Orçamento sim, diz Costa
Passos e Portas cavalgaram a ideia de que o PS “não tem garantias de que o seu próximo Orçamento do Estado possa ser aprovado por estas forças políticas” nem de que Portugal “possa continuar a respeitar as regras europeias”. O PS e o resto da esquerda haveriam de contrariar a tese do orçamento, mas apenas depois de alguma insistência da comunicação social.

“Estamos em condições de, não só vermos aprovado, como de podermos fazer, no mais curto prazo de tempo, um orçamento”, garantiu António Costa. A porta-voz bloquista afirmou que a posição assinada entre o PS e os vários partidos à sua esquerda “tem não só condições para a aprovação de um programa de Governo, como tem compromissos económicos e financeiros para o OE, e as balizas, os compromissos de política económica e de política social que vão balizar também o acordo ao longo de toda a legislatura”.

O secretário-geral do PS afirmou que a solução encontrada pelo PS tira Portugal desta “situação de indefinição” que, a prolongar-se, levaria a uma “crise política desnecessária”. Não quis, no entanto, revelar se o Presidente lhe pediu mais garantias sobre o compromisso à esquerda, como fez há um mês.
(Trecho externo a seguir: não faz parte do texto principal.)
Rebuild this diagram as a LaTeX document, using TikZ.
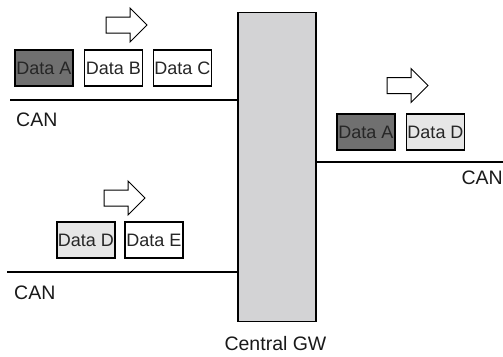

Costa realçou que o país precisa de uma “rápida solução política, com condições para um Governo de estabilidade, que seja coerente, credível, consistente, respeite os compromissos internacionais e tenha condições de, tão rapidamente quanto possível, dotar o país de um orçamento para 2016, e que possa governar com normalidade e tranquilidade”.

Costa assegurou que o programa do PS “consolidou” as matérias programáticas negociadas com o BE, PCP e PEV, resultando num “programa coerente, consistente com os nossos compromissos eleitorais, compatível com as obrigações internacionais do Estado português”. Catarina Martins aconselhou a que se olhe para a “estabilidade” e “compromissos políticos” feitos à esquerda em vez de se “continuar a discutir fantasmas que não existem”.

Apesar do discurso muito crítico há um mês para com os partidos mais à esquerda, pela recusa dos acordos financeiros europeus e os de índole internacional como os da NATO, o Presidente acabou por não pedir qualquer compromisso adicional ao PCP, admitiu Jerónimo de Sousa.

O líder do PCP, a porta-voz do Bloco, e a dirigente do PEV, Heloísa Apolónia, falaram a uma só voz com a mesma frase repetida desde há sete semanas: “Estão criadas as condições políticas e institucionais para que o Presidente dê posse ao Governo do PS, que tem condições para apresentar o seu programa na Assembleia e entrar em funções adoptando uma política com uma solução duradoura na perspectiva da legislatura.”

Bloco e PEV colocaram a tónica na urgência: a “situação de instabilidade não é justificável” e António Costa “deve ser indigitado o mais rapidamente possível para formar um novo Governo”.

André Silva, do PAN, foi pragmático: deve ser indigitado o líder do segundo partido mais votado. O PAN “não se revê na política nem de esquerda nem de centro-direita” e irá analisar o programa e o orçamento socialistas e só depois decidirá o que fazer.